How about lets start with reforming it and making it better.
1) If one person paid into SS, then only one person can receive benefits at a time - no mutual spousal benefits. If there is a reduced benefit election, and the spouse survives the recipient, then the spouse can continue to receive benefits after the worker spouse dies.
2) If you worked, and spousal benefits are more than you would receive based on your own wages, too bad, you get out based on what you paid in.
3) If you marry after starting to collect SS, then your spouse is not eligible to collect benefits.
4) If you are unmarried at the time you start collecting benefits, then former spouses are not eligible for spousal benefits.
The hole in your scheme is that unlike every other form of retirement funds or asset class, SS benefits aren't inheritable. If you work for 50 years paying 15% of your income as payroll taxes and then die on the day you retire, what happens to your benefits? A portion gets sent to your surviving spouse and dependents (if any by that point). The rest is just lost.
What you suggest would not return even the portion sent to the survivors. Your entire "investment" (insurance premium payments, really) would be forfeit.
Obviously no one is going to go for that.
Furthermore, your scheme fails to recognize the difference between income and wealth. Wealth is created by having more income than expenses. A person working full time to reduce spending by providing expensive services themselves and by extending the useful life of assets can add significant "sweat equity" to the family. So much so, that in most cases, having to hire out and continually buy new can *cost* more than can be earned in income. A net loss.
So focusing only on the income side, forcing everyone to earn a salary instead of building equity, would have the effect of keeping people more poor than otherwise.
Security for [Na]tional Socialists is the most Anti-American legislation ever passed by FDR[D]-trifecta.
All the Welfare anyone ever needed for survival has always been provided in the prison system. (i.e. If you plan to live at others enslavement; you can do it in prison not a free-willy criminal spree).
And how much does it cost to house an aging prisoner who needs lots of medical care?
A HECK of a lot less than it costs to house them in their million-$ homes with emergency rides to medical care facilities. In fact it's a million-$ cheaper if that be the case just by being required to pay one's own bills.
It’s about ensuring Justice for all. Where’s Justice in allowing the aging citizens to funnel off the labor/wages of others just because they don’t want to pay their own bills/responsibilities? Is carelessness and lack of preparation really an excuse to STEAL?
Social Security is a Ponzi scheme that somehow became a tax on income.
Only in America.
The best way to reform SS is to privatize it and allow the individual to determine what investments they want for their retirement.
But we all know the powers that be in DC would never allow that because that would be surrendering their power to the masses, an ideal the ruling elites fear and loathe.
D.C. – the richest area in the nation that produces nothing at all.

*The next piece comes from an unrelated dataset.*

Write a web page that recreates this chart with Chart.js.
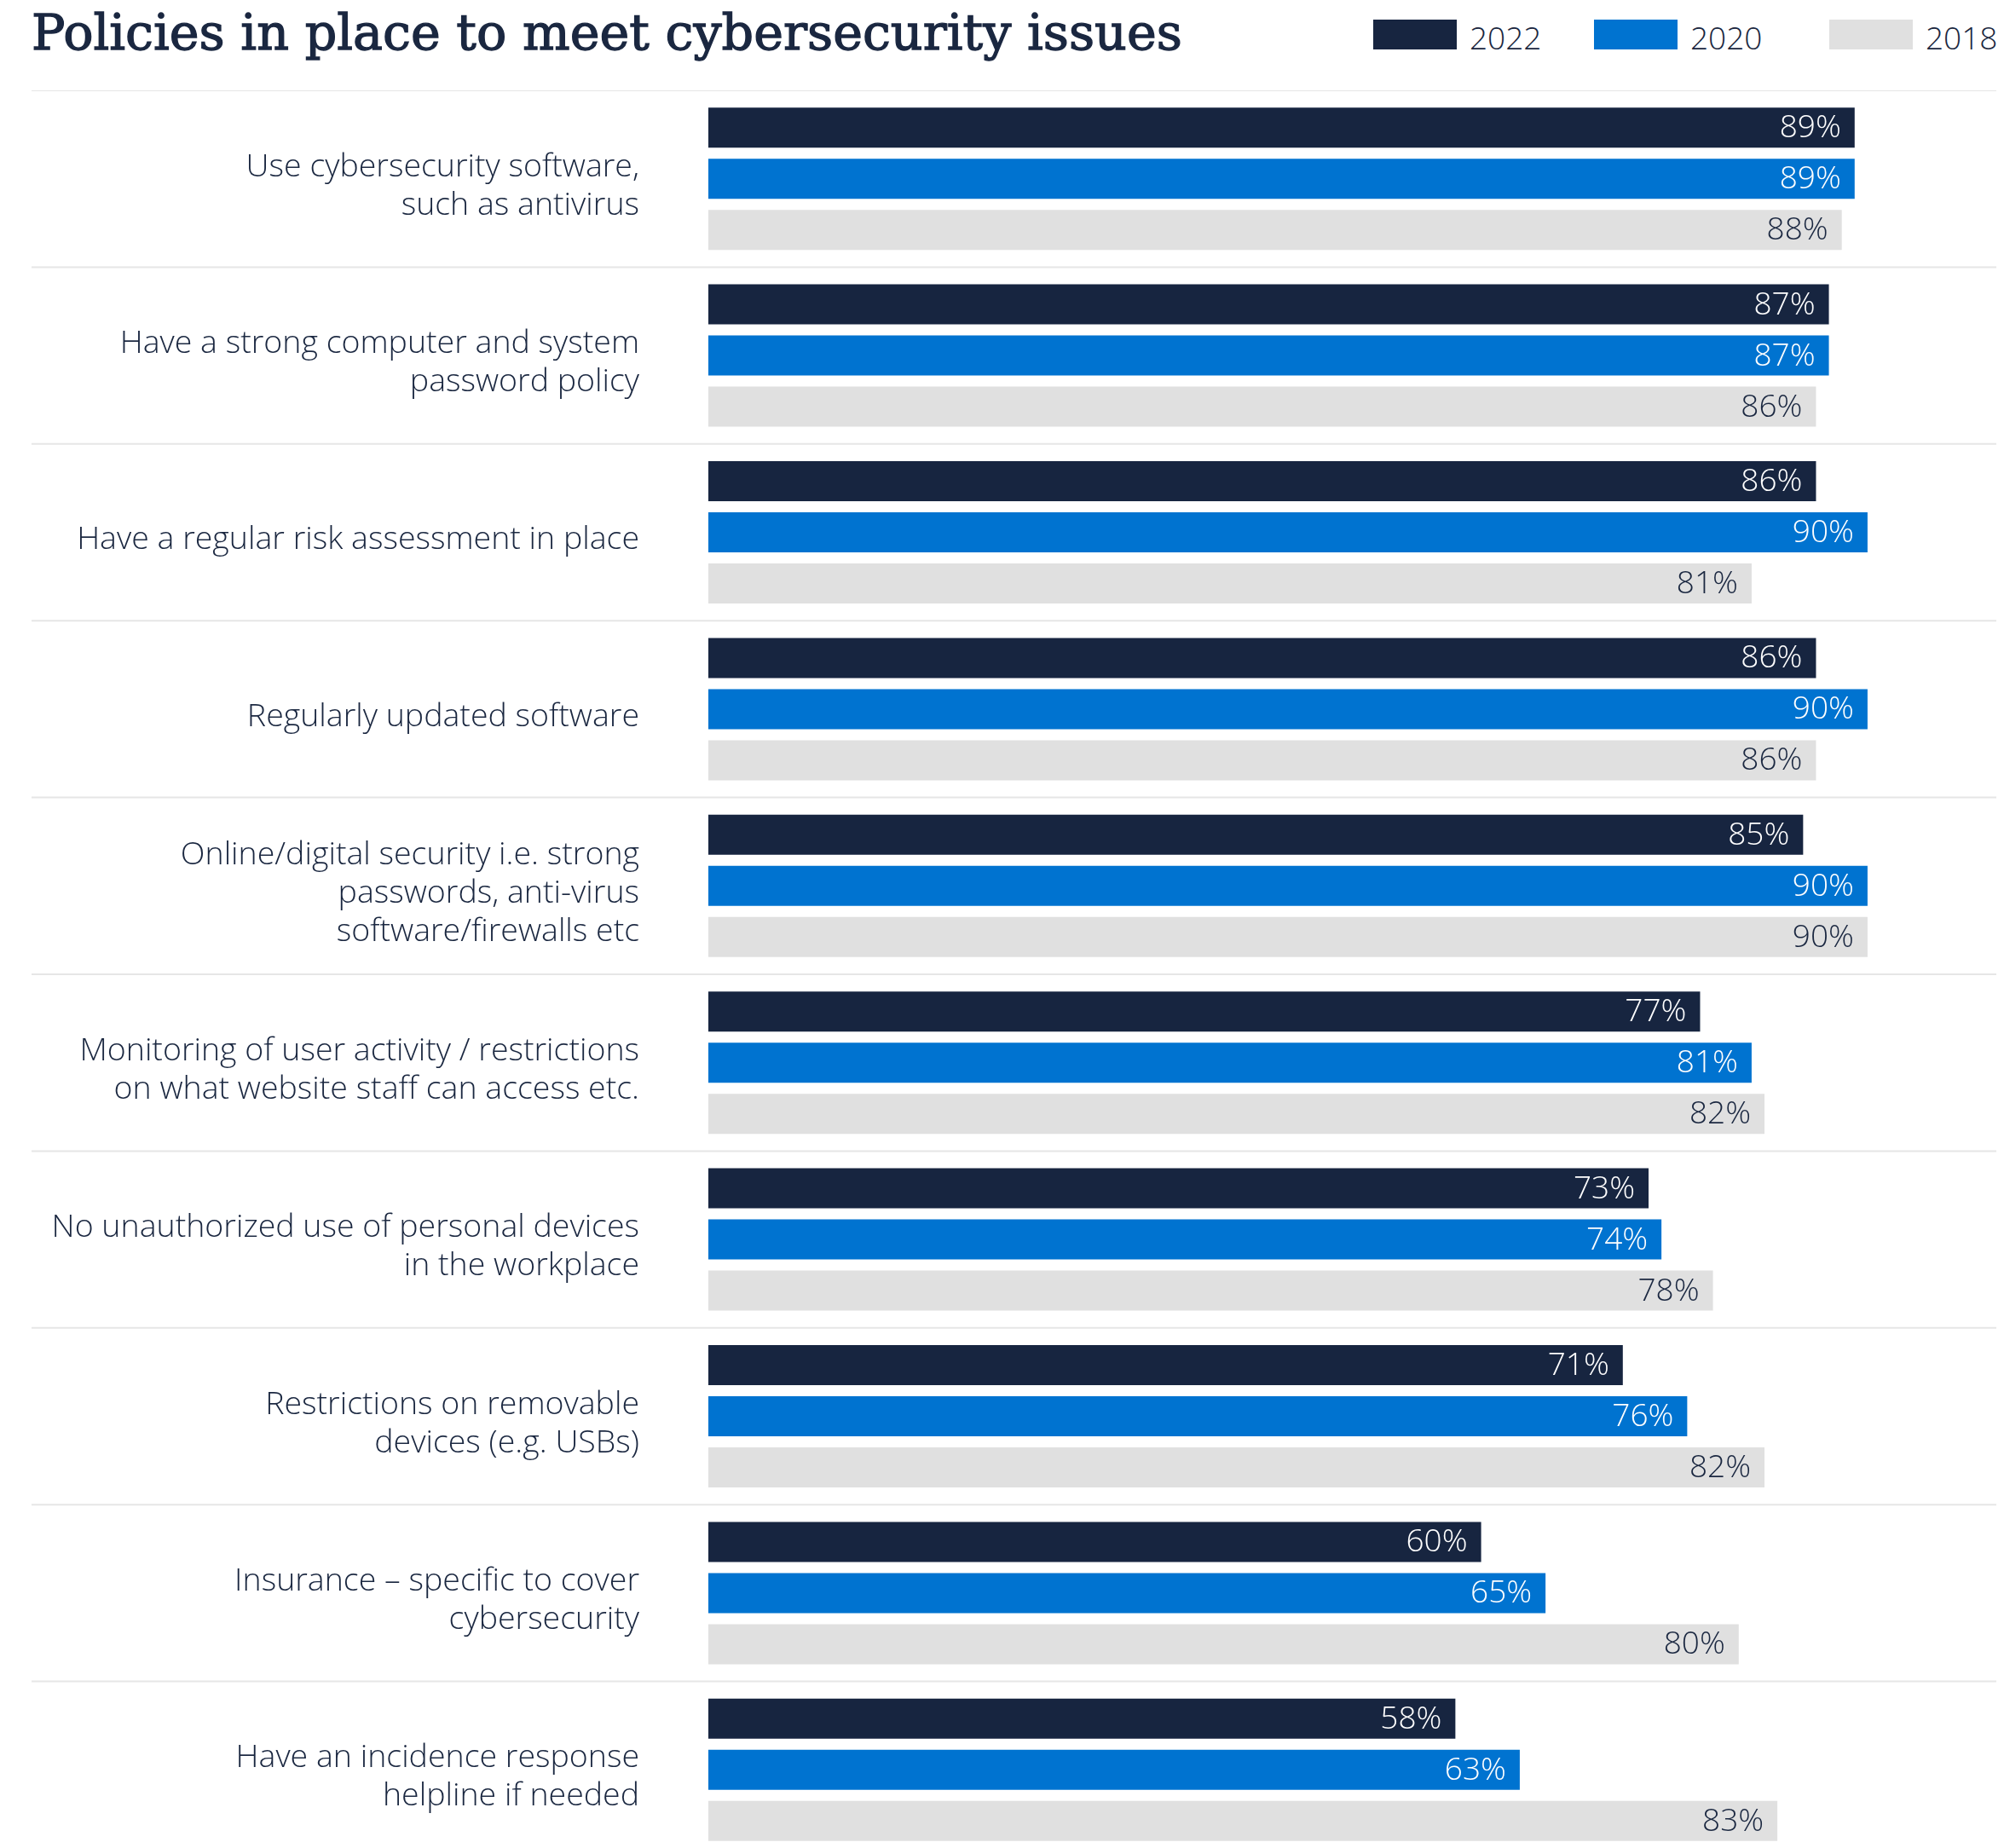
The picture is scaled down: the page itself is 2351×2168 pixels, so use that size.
<!DOCTYPE html>
<html>
<head>
<meta charset="utf-8">
<script src="https://cdn.jsdelivr.net/npm/chart.js@4"></script>
<style>
  html, body { margin: 0; padding: 0; background: #fff; overflow: hidden; }
  body { width: 2351px; height: 2168px; position: relative; }
  #title {
    position: absolute; left: 37px; top: 9px;
    font-family: "DejaVu Serif", serif; font-weight: normal;
    font-size: 58px; line-height: 1; color: #1a2740; white-space: nowrap;
    -webkit-text-stroke: 1.3px #1a2740;
    transform-origin: left top;
  }
  .legBox { position: absolute; top: 23px; width: 98px; height: 35px; }
  .legText {
    position: absolute; top: 25px;
    font-family: "Open Sans", sans-serif; font-weight: 300; font-size: 37px; line-height: 1; color: #1a2740;
  }
  #wrap { position: absolute; left: 0; top: 106px; width: 2351px; height: 2074px; }
</style>
</head>
<body>
<div id="title">Policies in place to meet cybersecurity issues</div>
<div id="legend"></div>
<div id="wrap"><canvas id="policyChart"></canvas></div>

<script>
const categories = [
  ["Use cybersecurity software,", "such as antivirus"],
  ["Have a strong computer and system", "password policy"],
  "Have a regular risk assessment in place",
  "Regularly updated software",
  ["Online/digital security i.e. strong", "passwords, anti-virus", "software/firewalls etc"],
  ["Monitoring of user activity / restrictions", "on what website staff can access etc."],
  ["No unauthorized use of personal devices", "in the workplace"],
  ["Restrictions on removable", "devices (e.g. USBs)"],
  ["Insurance – specific to cover", "cybersecurity"],
  ["Have an incidence response", "helpline if needed"]
];

const seriesNames = ["2022", "2020", "2018"];
const values2022 = [89, 87, 86, 86, 85, 77, 73, 71, 60, 58];
const values2020 = [89, 87, 90, 90, 90, 81, 74, 76, 65, 63];
const values2018 = [88, 86, 81, 86, 90, 82, 78, 82, 80, 83];

const colors = ["#172540", "#0073d0", "#e0e0e0"];
const labelColors = ["#ffffff", "#ffffff", "#1a2740"];

// squeeze the title to the width it has in the original
const title = document.getElementById("title");
title.style.transform = "scaleX(" + (1350 / title.offsetWidth) + ")";

// legend (html, above the canvas)
const legendX = [1611, 1870, 2146];
const legend = document.getElementById("legend");
seriesNames.forEach((name, i) => {
  const box = document.createElement("div");
  box.className = "legBox";
  box.style.left = legendX[i] + "px";
  box.style.background = colors[i];
  legend.appendChild(box);
  const txt = document.createElement("div");
  txt.className = "legText";
  txt.style.left = (legendX[i] + 113) + "px";
  txt.textContent = name;
  legend.appendChild(txt);
});

// separators between categories, running under the labels too
const separators = {
  id: "separators",
  beforeDraw(chart) {
    const y = chart.scales.y;
    const ctx = chart.ctx;
    const step = y.getPixelForValue(1) - y.getPixelForValue(0);
    ctx.save();
    ctx.strokeStyle = "#e6e6e6";
    ctx.lineWidth = 2;
    for (let i = 0; i <= categories.length; i++) {
      const py = y.getPixelForValue(i) - step / 2;
      ctx.beginPath();
      ctx.moveTo(37, py);
      ctx.lineTo(chart.chartArea.right, py);
      ctx.stroke();
    }
    ctx.restore();
  }
};

// value labels inside the bar ends
const valueLabels = {
  id: "valueLabels",
  afterDatasetsDraw(chart) {
    const ctx = chart.ctx;
    ctx.save();
    ctx.font = '300 37px "Open Sans"';
    ctx.textAlign = "right";
    ctx.textBaseline = "middle";
    chart.data.datasets.forEach((ds, di) => {
      chart.getDatasetMeta(di).data.forEach((bar, i) => {
        ctx.fillStyle = labelColors[di];
        ctx.fillText(ds.data[i] + "%", bar.x - 16, bar.y + 1);
      });
    });
    ctx.restore();
  }
};

function draw() {
  const ctx = document.getElementById("policyChart").getContext("2d");
  new Chart(ctx, {
    type: "bar",
    data: {
      labels: categories,
      datasets: [values2022, values2020, values2018].map((vals, i) => ({
        label: seriesNames[i],
        data: vals,
        backgroundColor: colors[i],
        borderWidth: 0,
        barPercentage: 0.783,
        categoryPercentage: 0.868
      }))
    },
    options: {
      indexAxis: "y",
      responsive: true,
      maintainAspectRatio: false,
      animation: false,
      layout: { padding: { left: 0, right: 9, top: 0, bottom: 0 } },
      plugins: {
        legend: { display: false },
        tooltip: { enabled: false }
      },
      scales: {
        x: {
          display: false,
          min: 0,
          max: 100
        },
        y: {
          afterFit(scale) {
            scale.width = 831;
            scale.paddingTop = 0;
            scale.paddingBottom = 0;
          },
          grid: { display: false, drawTicks: false },
          border: { display: false },
          ticks: {
            padding: 81,
            labelOffset: 9,
            color: "#1a2740",
            font: { family: "Open Sans", weight: 300, size: 37.5, lineHeight: 1.2 }
          }
        }
      }
    },
    plugins: [separators, valueLabels]
  });
}

Promise.all([
  document.fonts.load('300 37px "Open Sans"'),
  document.fonts.load('37px "Open Sans"')
]).then(draw, draw);
</script>
</body>
</html>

When you say “power” it's all about the “power” to STEAL.
Social Security is not a retirement fund—it's a transfer program, taking income from the payrolls of current workers and giving it to retirees.
It is neither a retirement fund nor a transfer program. It a multi-trillion dollar Ponzi scheme. It is long past time to jail the politicians who have allowed this criminal enterprise to exist.
"Generally, these retirees are already wealthier than the workers subsidizing them. "
Presented with no facts. No, they are not. In fact most seniors live check to check. A lot of american's haven't saved.
"The median household wealth of those under 35 years old is $30,500, compared to $341,400 for the 65- to-69-year-old age"
Wait Jack, you are telling us that someone that worked 40+ years has move wealth than someone starting out. Who knew? You do realize it's wealth so that takes into account a house. You kicking them out on the street?